The analysis reveals that under generic conditions,

$$\text{RIAE} \approx \varepsilon \cdot K_\infty(y_0, \tilde{z}_0),$$

where $K_\infty$ is an asymptotic condition number reflecting the projection of initial data onto dominant eigenspaces of $A$. This shows that, even as the absolute error may grow or shrink exponentially due to non-normality or instability, the RIAE stabilizes to a value indicating the true sensitivity of the system to data uncertainty over the evolution interval.
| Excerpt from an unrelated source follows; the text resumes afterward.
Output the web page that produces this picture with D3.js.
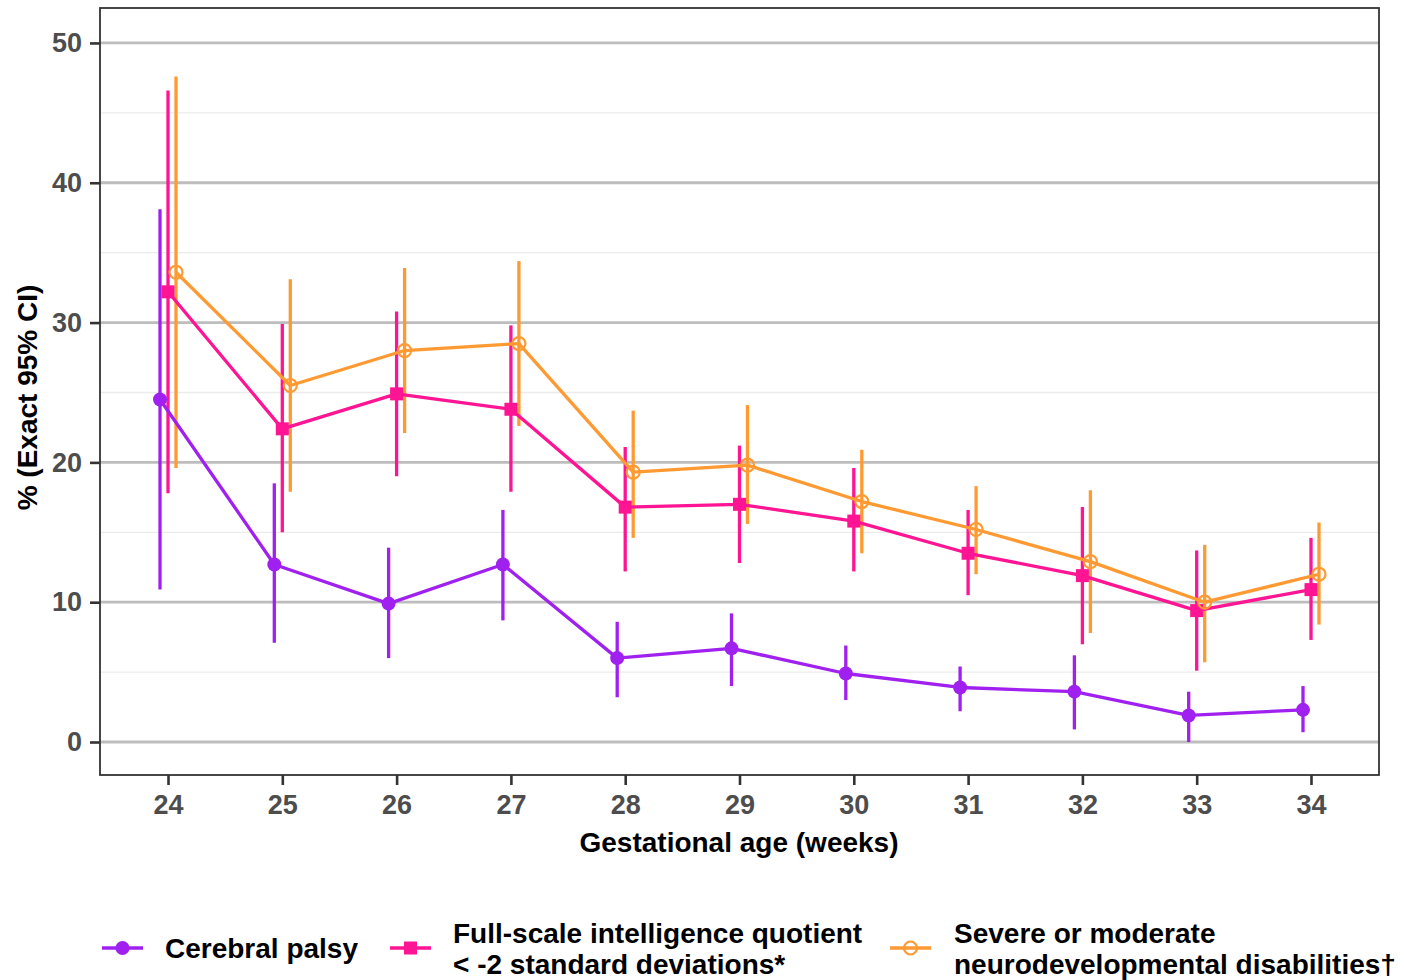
<!DOCTYPE html>
<html>
<head>
<meta charset="utf-8">
<script src="https://cdn.jsdelivr.net/npm/d3@7"></script>
<style>
  html, body { margin: 0; padding: 0; background: #fff; }
  svg { display: block; font-family: "Liberation Sans", Arial, sans-serif; }
</style>
</head>
<body>
<svg id="chart" width="1404" height="980"></svg>
<script>
// ---- Data ----
const weeks = [24, 25, 26, 27, 28, 29, 30, 31, 32, 33, 34];

const cpEst   = [24.5, 12.7, 9.9, 12.7, 6.0, 6.7, 4.9, 3.9, 3.6, 1.9, 2.3];
const cpLow   = [10.9, 7.1, 6.0, 8.7, 3.2, 4.0, 3.0, 2.2, 0.9, 0.0, 0.7];
const cpHigh  = [38.1, 18.5, 13.9, 16.6, 8.6, 9.2, 6.9, 5.4, 6.2, 3.6, 4.0];

const iqEst   = [32.2, 22.4, 24.9, 23.8, 16.8, 17.0, 15.8, 13.5, 11.9, 9.4, 10.9];
const iqLow   = [17.8, 15.0, 19.0, 17.9, 12.2, 12.8, 12.2, 10.5, 7.0, 5.1, 7.3];
const iqHigh  = [46.6, 29.9, 30.8, 29.8, 21.1, 21.2, 19.6, 16.6, 16.8, 13.7, 14.6];

const ndEst   = [33.6, 25.5, 28.0, 28.5, 19.3, 19.8, 17.2, 15.2, 12.9, 10.0, 12.0];
const ndLow   = [19.6, 17.9, 22.1, 22.6, 14.6, 15.6, 13.5, 12.0, 7.8, 5.7, 8.4];
const ndHigh  = [47.6, 33.1, 33.9, 34.4, 23.7, 24.1, 20.9, 18.3, 18.0, 14.1, 15.7];

const seriesNames = ["Cerebral palsy",
  ["Full-scale intelligence quotient", "< -2 standard deviations*"],
  ["Severe or moderate", "neurodevelopmental disabilities\u2020"]];
const seriesColors = ["#A020F0", "#FF1493", "#FF9A33"];
const seriesShapes = ["dot", "square", "ring"];
const yTicks = [0, 10, 20, 30, 40, 50];
const yMinor = [5, 15, 25, 35, 45];
const xLabel = "Gestational age (weeks)";
const yLabel = "% (Exact 95% CI)";

const series = [
  { est: cpEst, low: cpLow, high: cpHigh },
  { est: iqEst, low: iqLow, high: iqHigh },
  { est: ndEst, low: ndLow, high: ndHigh }
].map((s, i) => ({
  name: seriesNames[i], color: seriesColors[i], shape: seriesShapes[i],
  points: weeks.map((w, j) => ({ w, est: s.est[j], low: s.low[j], high: s.high[j] }))
}));

// ---- Layout ----
const svg = d3.select("#chart");
const P = { left: 100, right: 1379, top: 8, bottom: 775 };

const x = d3.scaleLinear().domain([23.405, 34.595]).range([P.left, P.right]);
const y = d3.scaleLinear().domain([-2.36, 52.5]).range([P.bottom, P.top]);
const dodge = [-8, 0, 8];
const FONT = "Liberation Sans, Arial, sans-serif";

// grid
const g = svg.append("g");
g.selectAll("line.minor").data(yMinor).join("line")
  .attr("x1", P.left).attr("x2", P.right)
  .attr("y1", d => y(d)).attr("y2", d => y(d))
  .attr("stroke", "#ebebeb").attr("stroke-width", 1.3);
g.selectAll("line.major").data(yTicks).join("line")
  .attr("x1", P.left).attr("x2", P.right)
  .attr("y1", d => y(d)).attr("y2", d => y(d))
  .attr("stroke", "#bdbdbd").attr("stroke-width", 2.8);

// axes
const yAxis = d3.axisLeft(y).tickValues(yTicks).tickSize(10).tickPadding(8);
const ya = svg.append("g").attr("transform", `translate(${P.left},0)`).call(yAxis);
ya.select(".domain").remove();
ya.selectAll(".tick line").attr("stroke", "#333").attr("stroke-width", 2.6);
ya.selectAll(".tick text").attr("fill", "#4d4d4d").attr("font-size", 27)
  .attr("font-weight", "bold").attr("font-family", FONT);

const xAxis = d3.axisBottom(x).tickValues(weeks).tickSize(10).tickPadding(10);
const xa = svg.append("g").attr("transform", `translate(0,${P.bottom})`).call(xAxis);
xa.select(".domain").remove();
xa.selectAll(".tick line").attr("stroke", "#333").attr("stroke-width", 2.6);
xa.selectAll(".tick text").attr("fill", "#4d4d4d").attr("font-size", 27)
  .attr("font-weight", "bold").attr("font-family", FONT);

// panel border
svg.append("rect").attr("x", P.left).attr("y", P.top)
  .attr("width", P.right - P.left).attr("height", P.bottom - P.top)
  .attr("fill", "none").attr("stroke", "#333").attr("stroke-width", 1.8);

// axis titles
svg.append("text").attr("x", 739).attr("y", 852)
  .attr("text-anchor", "middle").attr("font-size", 28).attr("font-weight", "bold")
  .attr("fill", "#000").text(xLabel);
svg.append("text").attr("transform", `translate(37,${(P.top + P.bottom) / 2 + 6}) rotate(-90)`)
  .attr("text-anchor", "middle").attr("font-size", 28).attr("font-weight", "bold")
  .attr("fill", "#000").text(yLabel);

// error bars
const plot = svg.append("g");
series.forEach((s, i) => {
  plot.append("g").selectAll("line").data(s.points).join("line")
    .attr("x1", d => x(d.w) + dodge[i]).attr("x2", d => x(d.w) + dodge[i])
    .attr("y1", d => y(d.low)).attr("y2", d => y(d.high))
    .attr("stroke", s.color).attr("stroke-width", 3.3);
});
// lines
const line = (i) => d3.line().x(d => x(d.w) + dodge[i]).y(d => y(d.est));
series.forEach((s, i) => {
  plot.append("path").datum(s.points).attr("d", line(i))
    .attr("fill", "none").attr("stroke", s.color).attr("stroke-width", 3.3)
    .attr("stroke-linejoin", "round");
});
// markers
function drawMarker(sel, shape, color, cx, cy) {
  if (shape === "dot") {
    sel.append("circle").attr("cx", cx).attr("cy", cy).attr("r", 7).attr("fill", color);
  } else if (shape === "square") {
    sel.append("rect").attr("x", cx - 6.5).attr("y", cy - 6.5).attr("width", 13).attr("height", 13).attr("fill", color);
  } else {
    sel.append("circle").attr("cx", cx).attr("cy", cy).attr("r", 6.5)
      .attr("fill", "none").attr("stroke", color).attr("stroke-width", 2.2);
  }
}
series.forEach((s, i) => {
  const mg = plot.append("g");
  s.points.forEach(d => drawMarker(mg, s.shape, s.color, x(d.w) + dodge[i], y(d.est)));
});

// legend
const legendItems = [
  { keyX: 102, textX: 165 },
  { keyX: 390, textX: 453 },
  { keyX: 890, textX: 954 }
];
const legY = 948;
series.forEach((s, i) => {
  const L = legendItems[i];
  const lg = svg.append("g");
  lg.append("line").attr("x1", L.keyX).attr("x2", L.keyX + 41)
    .attr("y1", legY).attr("y2", legY).attr("stroke", s.color).attr("stroke-width", 3.3);
  drawMarker(lg, s.shape, s.color, L.keyX + 20.5, legY);
  const names = Array.isArray(s.name) ? s.name : [s.name];
  const t = lg.append("text").attr("font-size", 28).attr("font-weight", "bold").attr("fill", "#000");
  if (names.length === 1) {
    t.append("tspan").attr("x", L.textX).attr("y", legY + 10).text(names[0]);
  } else {
    t.append("tspan").attr("x", L.textX).attr("y", legY - 5).text(names[0]);
    t.append("tspan").attr("x", L.textX).attr("y", legY + 26).text(names[1]);
  }
});
</script>
</body>
</html>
This property is essential for determining the relative conditioning of simulations in contexts where long-run behavior, reliability, and trustworthiness are at stake, and where absolute error may be misleading due to signal amplitude decay or growth.

7. Significance and Limitations

RIAE provides a universal, scale-invariant metric that is applicable across numerous computational fields—numerical analysis, statistics, control theory, and dynamical systems. Its widespread adoption is motivated by the following:

• It reflects practical significance in applications where only the error relative to a potentially small underlying quantity is meaningful.
• It allows for robust algorithm design without a priori knowledge of the solution's scale.
• It informs model reduction, uncertainty quantification, and system identification in domains where large dynamic range or near-zero crossings would render absolute metrics ineffective.

However, limitations include the need for careful treatment near zeros of the reference function, as division-by-zero or near-singular behavior can skew RIAE interpretation or require fallback to absolute error controls. Interval subdivision, adaptive strategies, or domain restriction are typical remedies. Sensitivity to the projection of signals onto dominant subspaces also means that RIAE must be interpreted in the context of the actual system structure and conditioning.

In summary, RIAE is a fundamental tool in quantitative error analysis, providing rigorous and interpretable bounds for the quality of numerical and model-based approximations in scientific computing, statistics, and engineering.